Christina + Griffin

What has your postpartum journey been like?

The fourth trimester was the most challenging of my entire life. A week after giving birth, I developed a rare type of shingles called Ramsay Hunt Syndrome, which took doctors another week to diagnose. Two weeks after having my baby, the doctor told me I could not touch him, feed him or hold him until I was better. I was in excruciating pain, had vertigo so I was not able to walk, shower or even use the restroom by myself, and I had Bells Palsy on the right side of my face so eating and drinking was very difficult. My doctor put me on anti-viral medication and that, plus not eating from the nausea of the disease and no physical contact with my baby, completely dried up my milk supply.

I was completely miserable during what was supposed to be the happiest time of my life.

I feel so fortunate that I have a strong support system with our families nearby and an incredibly involved partner.
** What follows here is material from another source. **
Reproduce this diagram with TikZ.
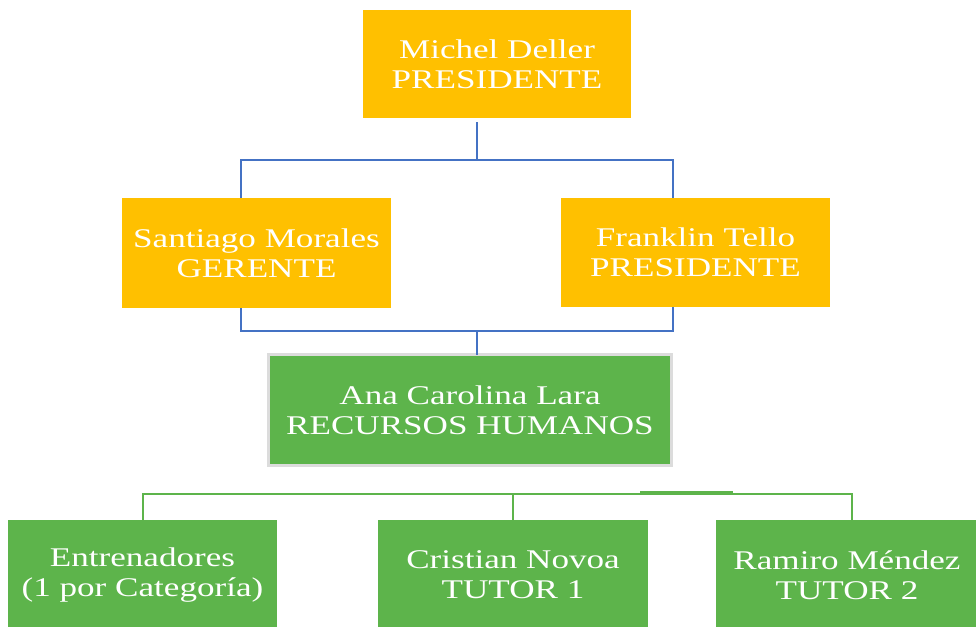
\documentclass[tikz,border=0pt]{standalone}
\usepackage{fontspec}
\setmainfont{Liberation Serif}[FakeStretch=1.3]
\definecolor{orgorange}{HTML}{FFC000}
\definecolor{orggreen}{HTML}{5DB44B}
\definecolor{orgblue}{HTML}{4472C4}
\definecolor{orggrey}{HTML}{DCDCDC}
\tikzset{
  orgbox/.style={rectangle, inner sep=0pt, outer sep=0pt, align=center, text=white,
    font=\fontsize{27}{30}\selectfont},
  yellowbox/.style={orgbox, fill=orgorange},
  greenbox/.style={orgbox, fill=orggreen},
  blueline/.style={draw=orgblue, line width=2pt},
  greenline/.style={draw=orggreen, line width=2.5pt}
}
\begin{document}
\begin{tikzpicture}[x=1pt,y=-1pt]
\useasboundingbox (0,0) rectangle (976,626);
% boxes
\node[yellowbox, minimum width=268pt, minimum height=108pt] (pres) at (497,64) {Michel Deller\\PRESIDENTE};
\node[yellowbox, minimum width=269pt, minimum height=110pt] (ger) at (256.5,253) {Santiago Morales\\GERENTE};
\node[yellowbox, minimum width=269pt, minimum height=109pt] (fra) at (695.5,252.5) {Franklin Tello\\PRESIDENTE};
\node[greenbox, draw=orggrey, line width=3pt, minimum width=403pt, minimum height=111pt] (rrhh) at (470,410) {Ana Carolina Lara\\RECURSOS HUMANOS};
\node[greenbox, minimum width=269pt, minimum height=110pt] (ent) at (142.5,575) {Entrenadores\\(1 por Categoría)};
\node[greenbox, minimum width=270pt, minimum height=110pt] (cri) at (513,575) {Cristian Novoa\\TUTOR 1};
\node[greenbox, minimum width=262pt, minimum height=110pt] (ram) at (847,575) {Ramiro Méndez\\TUTOR 2};
% helper coordinates
\coordinate (pjoin) at (477,160);
\coordinate (gl) at (241,160);
\coordinate (fr) at (673,160);
\coordinate (ljoin) at (477,331);
\coordinate (lgl) at (241,331);
\coordinate (lfr) at (673,331);
\coordinate (bl) at (143,494);
\coordinate (bm) at (513,494);
\coordinate (br) at (852,494);
% blue connectors
\draw[blueline] (pres.south -| pjoin) ++(0,4) -- (pjoin);
\draw[blueline] (ger.north -| gl) -- (gl) -- (fr) -- (fra.north -| fr);
\draw[blueline] (ger.south -| lgl) -- (lgl) -- (lfr) -- (fra.south -| lfr);
\draw[blueline] (ljoin) -- (rrhh.north -| ljoin) ++(0,-2);
% green connectors
\draw[greenline] (ent.north -| bl) -- (bl) -- (br) -- (ram.north -| br);
\draw[greenline] (bm) -- (cri.north -| bm);
\draw[greenline] (640,492) -- (733,492);
\end{tikzpicture}
\end{document}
My mother was able to take three weeks off work to help us out and my husband was basically the sole caretaker of our son for two weeks–changing his diaper, feeding him, etc. Looking back to that time and also hearing stories of dads who don’t feel connected to their baby and babies who only want their mother, I think it was a blessing in disguise because our son has a special bond with his grandparents and my husband was thrown into the deep-end of fatherhood and quickly learned how to swim.

Having such a difficult postpartum experience also resulted in me being extremely appreciative of being able to “be a mom” again and savor the constant cuddles and middle-of-the-night feedings rather than the frustration I know most moms feel.

What has been the most challenging part for you as a new mom?

The most challenging part about life as a new mom was being faced with and having to accept reality–real, raw everyday life, not the dream we have in our head about how motherhood is supposed to be. That dream of having a clean house and beautiful, wooden toys and our baby being the one that sleeps through the night in his crib at three months and breastfeeding like a goddess wherever our baby is hungry. I was forced very early on to give up on the idea of what I wanted or expected motherhood to be. When I wasn’t able to nurse my baby like I had always planned, it broke my heart. The process of fighting for it and trying to make it happen, meeting with lactation consultants, and my baby just crying and screaming instead of receiving nourishment–I felt like I had failed as a mother and I had lost the chance to bond with my baby in an essentially maternal way. That was very difficult to come to terms with.